Malaysia contributes 13% of global semiconductor testing and packaging, making it a significant player in the industry and the world’s sixth-largest semiconductor exporter.
“I’m not too pessimistic about the trade outlook. This is because what we are discussing here is the 'known unknown' — meaning we are aware of the risks and are prepared for them,” Peh said.
“However, what concerns us more is the 'unknown unknown' — a black swan event that none of us can predict, which could take various forms,” he said during a panel discussion at the 2025 Bank Negara Malaysia Governor’s address on the Malaysian Economy, on Wednesday.
He added: “For me, global trade is very complicated. Many of the exports that Malaysia sends to China do not remain there—they eventually end up in the US. Our calculations show that about 6% of Malaysia’s export value to China is ultimately consumed in the US.”
BNM’s 2024 annual report projected Malaysia’s gross exports to grow at a moderate pace amid global uncertainties. They are expected to grow by 5.2% in 2025, compared to 5.7% in 2024, the report said, but noted that Malaysia’s diversified export base and markets are expected to cushion the economy against external shocks.
Peh said Malaysia’s financial market volatility is expected to persist amid global uncertainties and interest rate adjustments by other central banks.
“However, I agree with BNM that the aim of the monetary policy is to ensure price stability. I believe that as long as Malaysia remains focused on anchoring inflation and promoting sustainable economic growth, the ringgit will remain stable throughout the year,” he said.

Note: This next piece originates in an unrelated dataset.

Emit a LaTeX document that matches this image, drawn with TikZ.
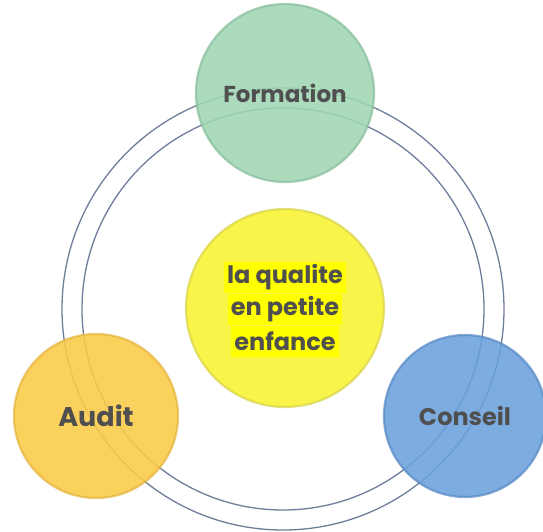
\documentclass[tikz,border=0pt]{standalone}
\usepackage{fontspec}
\setmainfont{Poppins}
\definecolor{ringc}{HTML}{6E7D9A}
\definecolor{txtc}{HTML}{4F4F4F}
\definecolor{greenf}{HTML}{9FD6B3}
\definecolor{greene}{HTML}{86BD9B}
\definecolor{yellowf}{HTML}{F8F44A}
\definecolor{yellowe}{HTML}{D8D24A}
\definecolor{hl}{HTML}{FFFF00}
\definecolor{auditf}{HTML}{FBCB48}
\definecolor{audite}{HTML}{E3B43C}
\definecolor{conseilf}{HTML}{6BA0DC}
\definecolor{conseile}{HTML}{5588C4}
\tikzset{
  ring/.style={draw=ringc, line width=1.3pt},
  bubble/.style={circle, inner sep=0pt, line width=2.2pt, fill opacity=0.88, text opacity=1,
    draw opacity=0.7, text=txtc},
  hlline/.style={fill=hl, inner xsep=3pt, inner ysep=0pt, minimum height=31pt, text=txtc,
    font=\fontsize{24}{28}\selectfont\bfseries}
}
\begin{document}
\begin{tikzpicture}[x=1pt,y=-1pt]
\useasboundingbox (0,0) rectangle (543,531);
% rings
\draw[ring] (283,309) circle[radius=221];
\draw[ring] (283,309) circle[radius=201];
% bubbles
\node[bubble, minimum size=178pt, fill=greenf, draw=greene,
  font=\fontsize{23}{26}\selectfont\bfseries] (formation) at (285,93) {Formation};
\node[bubble, minimum size=198pt, fill=yellowf, draw=yellowe, fill opacity=1] (centre) at (285,308) {};
\node[hlline, anchor=center] (l1) at (285,277) {la qualite};
\node[hlline, anchor=center] (l2) at (285,309) {en petite};
\node[hlline, anchor=center] (l3) at (285,341) {enfance};
\node[bubble, minimum size=164pt, fill=auditf, draw=audite,
  font=\fontsize{27}{30}\selectfont\bfseries] (audit) at (96,416) {Audit};
\node[bubble, minimum size=162pt, fill=conseilf, draw=conseile,
  font=\fontsize{24}{28}\selectfont\bfseries] (conseil) at (465,416) {Conseil};
\end{tikzpicture}
\end{document}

Also speaking in the panel discussion was BNM deputy governor Datuk Marzunisham Omar, who reiterated that coordinated actions by the central bank and the government to encourage the repatriation and conversion of foreign earnings by corporations and institutional investors have helped prop up the local currency.
“Like any other currency, the ringgit’s performance will ultimately reflect the fundamentals and competitiveness of the economy,” he said.
Marzunisham added that Malaysia’s strong banking system, prudent fiscal management and ongoing economic reforms will continue to provide long-term stability and support economic resilience.